Why do I need to recognize Friendliness to build an FAI? I only need to know that the process used to construct it results in a friendly AI. Trying to inspect the weights of a complex neural network (or whatever) is pointless as I stated earlier. We haven't the slightest idea how alphaGo's net really works, but we can trust it to beat the best Go champions.
Evolution also taught humans to be cooperative, empathetic, and kind.
Really your objection seems to be the whole point of CEV. A CEV wouldn't just include the values of ISIS members, but also their victims. And it would be extrapolated, to not just be their current opinions on things, but what their opinions would be if they knew more. Their values if they had more time to think about and consider issues. With those two conditions, the negative parts of human values are entirely eliminated.
You are still facing the same problem. Given that you can't recognize friendliness, how will you create or choose a process which will build a FAI? Would you be able to answer "Will it be friendly?" by looking at the process?
That doesn't make much sense. What do you mean by "negative" and from which point of view? If from the point of view of the AI, that's just a trivial tautology. If from the point of view of (at least some) humans, this seems to be not so.

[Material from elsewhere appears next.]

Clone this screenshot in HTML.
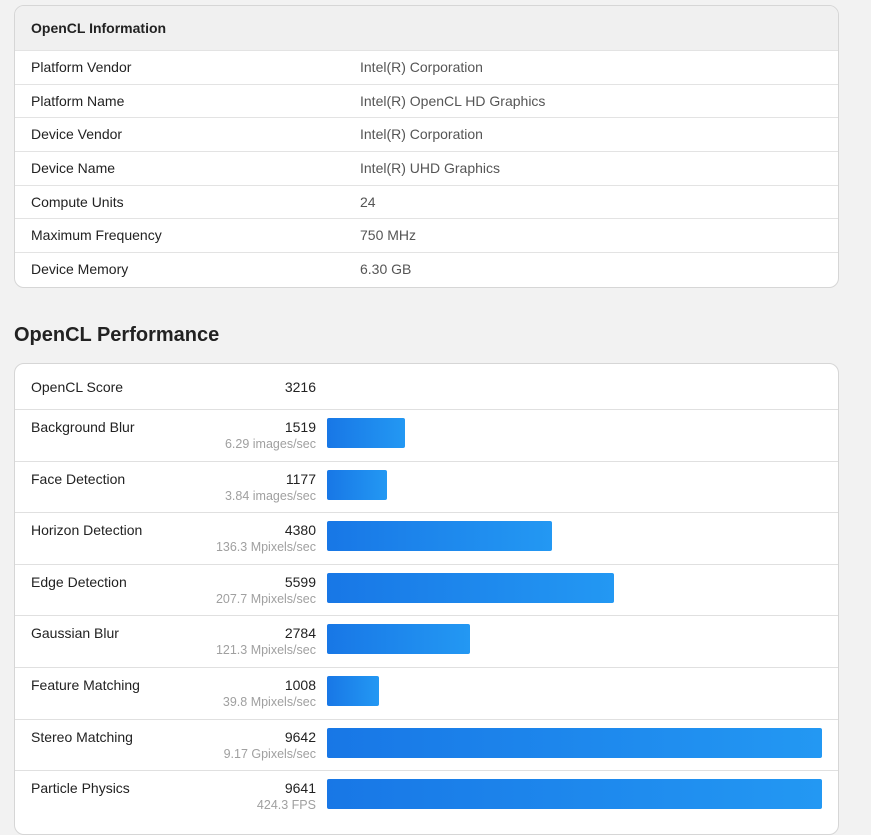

In general, do you treat morals/values as subjective or objective? If objective, the whole "if they knew more" part is entirely unnecessary: you're discovering empirical reality, not consulting with people on what do they like. And subjectivism here, of course, makes the whole idea of CEV meaningless.
Also, I see no evidence to support the view that as people know more, their morals improve, for pretty much any value of "improve".
This amounts to saying "because I'm right and once everyone gets to know reality better, they'll figure out I'm right."
In reality they will also figure out the places where you are wrong, and there will be many of them.
I'm not claiming that at all. I may be wrong about many things. It's irrelevant.